[Start]

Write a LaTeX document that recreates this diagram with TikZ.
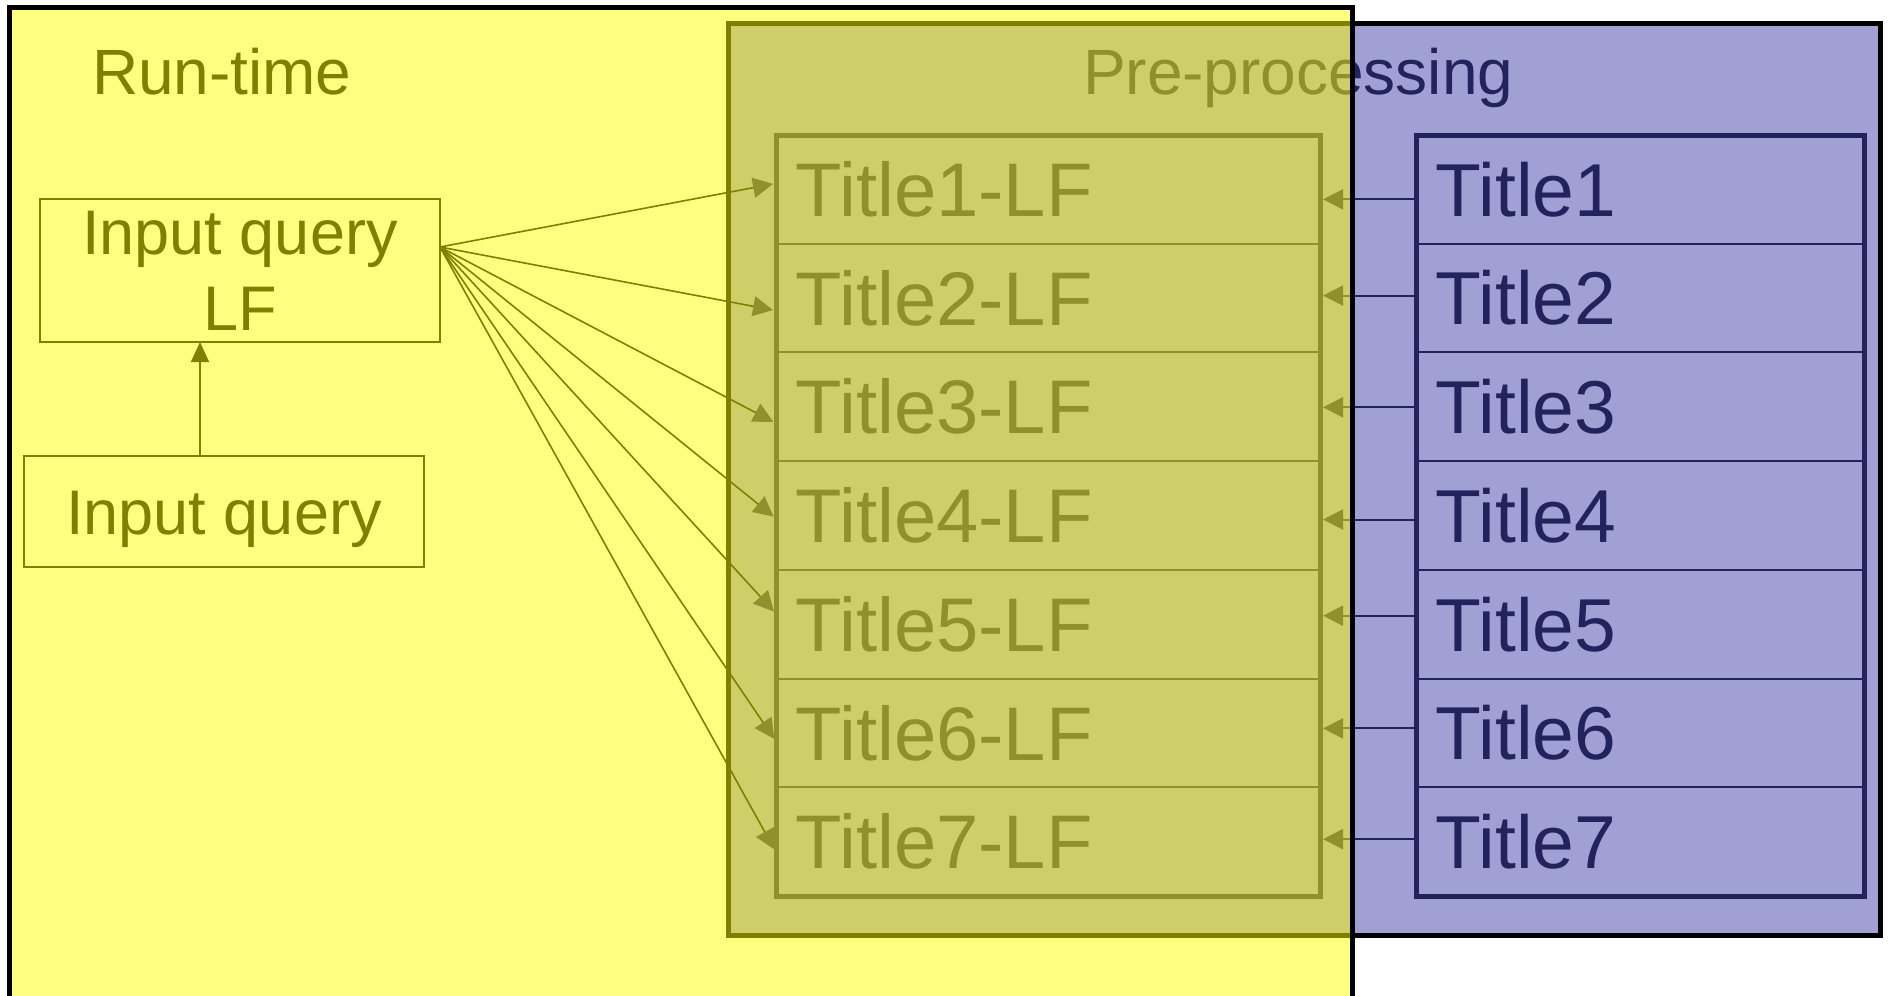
\documentclass[tikz,border=0pt]{standalone}
\usepackage{fontspec}
\setmainfont{Liberation Sans}
\usetikzlibrary{arrows.meta,calc}
\definecolor{bluefill}{RGB}{160,160,212}
\definecolor{navy}{RGB}{34,34,92}
\definecolor{runyellow}{RGB}{255,255,0}
\begin{document}
\begin{tikzpicture}[x=1pt,y=-1pt,
  every node/.style={outer sep=0pt},
  frame/.style={draw=black,line width=5pt,inner sep=0pt,anchor=north west},
  label/.style={anchor=base west,inner sep=0pt,font=\fontsize{64}{77}\selectfont},
  qbox/.style={draw=black,line width=1.8pt,align=center,inner sep=0pt,font=\fontsize{63}{76}\selectfont},
  row/.style={draw=navy,line width=2pt,text=navy,anchor=north west,minimum height=108.714pt,
    inner xsep=19.5pt,inner ysep=0pt,align=left,text depth=0pt},
  lfrow/.style={row,text width=505pt,font=\fontsize{76}{91}\selectfont,text height=54.4pt},
  titlerow/.style={row,text width=409pt,font=\fontsize{75}{90}\selectfont,text height=53.7pt},
  outline/.style={draw=navy,line width=5pt},
  feed/.style={navy,line width=2pt,shorten >=3pt,-{Triangle[length=20pt,width=20pt]}},
  query/.style={black,line width=1.6pt,shorten >=3pt,-{Triangle[length=20pt,width=20pt,color=navy]}},
  upward/.style={black,line width=1.6pt,-{Triangle[length=20pt,width=18pt]}},
]
\useasboundingbox (0,0) rectangle (1891,996);
\clip (0,0) rectangle (1891,996);
\fill[white] (0,0) rectangle (1891,996);

% Pre-processing container
\node[frame,fill=bluefill,minimum width=1152pt,minimum height=912pt] (pre) at (728,23) {};
\node[label,text=navy] (prelbl) at (1083,94) {Pre-processing};

% rows
\foreach \i in {1,...,7}{
  \node[lfrow] (lf\i) at (776,{135+(\i-1)*108.714}) {Title\i-LF};
  \node[titlerow] (t\i) at (1416,{135+(\i-1)*108.714}) {Title\i};
}
\draw[outline] (lf1.north west) rectangle (lf7.south east);
\draw[outline] (t1.north west) rectangle (t7.south east);

% Title -> Title-LF
\foreach \i/\s in {1/-10,2/2.5,3/-0.5,4/-4,5/8.5,6/4.5,7/2.5}{
  \draw[feed] ([yshift=\s pt]t\i.west) -- ([yshift=\s pt]lf\i.east);
}

% Run-time part
\node[qbox,minimum width=400pt,minimum height=143pt] (iqlf) at (240,270.5) {Input query\\LF};
\node[qbox,minimum width=400pt,minimum height=111pt,text height=45pt,text depth=0pt] (iq) at (224,511.5) {Input query};
\draw[upward] ([xshift=-24pt]iq.north) -- ([xshift=-40pt]iqlf.south);
\coordinate (src) at ([yshift=23.5pt]iqlf.east);
\foreach \i/\s in {1/6,2/-12.5,3/-16.5,4/-3,5/10.5,6/-8.5,7/-10.5}{
  \draw[query] (src) -- ([yshift=\s pt]lf\i.west);
}
\node[label,text=black] (runlbl) at (92,94) {Run-time};

% Run-time container (translucent yellow on top)
\node[frame,fill=runyellow,fill opacity=0.5,minimum width=1343pt,minimum height=1010pt] (run) at (9,7) {};
\end{tikzpicture}
\end{document}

[End]

Replicate the material above verbatim; images stay out of the copy.

Task result>
Write a LaTeX document that recreates this diagram with TikZ.
\documentclass[tikz,border=0pt]{standalone}
\usepackage{fontspec}
\setmainfont{Liberation Sans}
\usetikzlibrary{arrows.meta,calc}
\definecolor{bluefill}{RGB}{160,160,212}
\definecolor{navy}{RGB}{34,34,92}
\definecolor{runyellow}{RGB}{255,255,0}
\begin{document}
\begin{tikzpicture}[x=1pt,y=-1pt,
  every node/.style={outer sep=0pt},
  frame/.style={draw=black,line width=5pt,inner sep=0pt,anchor=north west},
  label/.style={anchor=base west,inner sep=0pt,font=\fontsize{64}{77}\selectfont},
  qbox/.style={draw=black,line width=1.8pt,align=center,inner sep=0pt,font=\fontsize{63}{76}\selectfont},
  row/.style={draw=navy,line width=2pt,text=navy,anchor=north west,minimum height=108.714pt,
    inner xsep=19.5pt,inner ysep=0pt,align=left,text depth=0pt},
  lfrow/.style={row,text width=505pt,font=\fontsize{76}{91}\selectfont,text height=54.4pt},
  titlerow/.style={row,text width=409pt,font=\fontsize{75}{90}\selectfont,text height=53.7pt},
  outline/.style={draw=navy,line width=5pt},
  feed/.style={navy,line width=2pt,shorten >=3pt,-{Triangle[length=20pt,width=20pt]}},
  query/.style={black,line width=1.6pt,shorten >=3pt,-{Triangle[length=20pt,width=20pt,color=navy]}},
  upward/.style={black,line width=1.6pt,-{Triangle[length=20pt,width=18pt]}},
]
\useasboundingbox (0,0) rectangle (1891,996);
\clip (0,0) rectangle (1891,996);
\fill[white] (0,0) rectangle (1891,996);

% Pre-processing container
\node[frame,fill=bluefill,minimum width=1152pt,minimum height=912pt] (pre) at (728,23) {};
\node[label,text=navy] (prelbl) at (1083,94) {Pre-processing};

% rows
\foreach \i in {1,...,7}{
  \node[lfrow] (lf\i) at (776,{135+(\i-1)*108.714}) {Title\i-LF};
  \node[titlerow] (t\i) at (1416,{135+(\i-1)*108.714}) {Title\i};
}
\draw[outline] (lf1.north west) rectangle (lf7.south east);
\draw[outline] (t1.north west) rectangle (t7.south east);

% Title -> Title-LF
\foreach \i/\s in {1/-10,2/2.5,3/-0.5,4/-4,5/8.5,6/4.5,7/2.5}{
  \draw[feed] ([yshift=\s pt]t\i.west) -- ([yshift=\s pt]lf\i.east);
}

% Run-time part
\node[qbox,minimum width=400pt,minimum height=143pt] (iqlf) at (240,270.5) {Input query\\LF};
\node[qbox,minimum width=400pt,minimum height=111pt,text height=45pt,text depth=0pt] (iq) at (224,511.5) {Input query};
\draw[upward] ([xshift=-24pt]iq.north) -- ([xshift=-40pt]iqlf.south);
\coordinate (src) at ([yshift=23.5pt]iqlf.east);
\foreach \i/\s in {1/6,2/-12.5,3/-16.5,4/-3,5/10.5,6/-8.5,7/-10.5}{
  \draw[query] (src) -- ([yshift=\s pt]lf\i.west);
}
\node[label,text=black] (runlbl) at (92,94) {Run-time};

% Run-time container (translucent yellow on top)
\node[frame,fill=runyellow,fill opacity=0.5,minimum width=1343pt,minimum height=1010pt] (run) at (9,7) {};
\end{tikzpicture}
\end{document}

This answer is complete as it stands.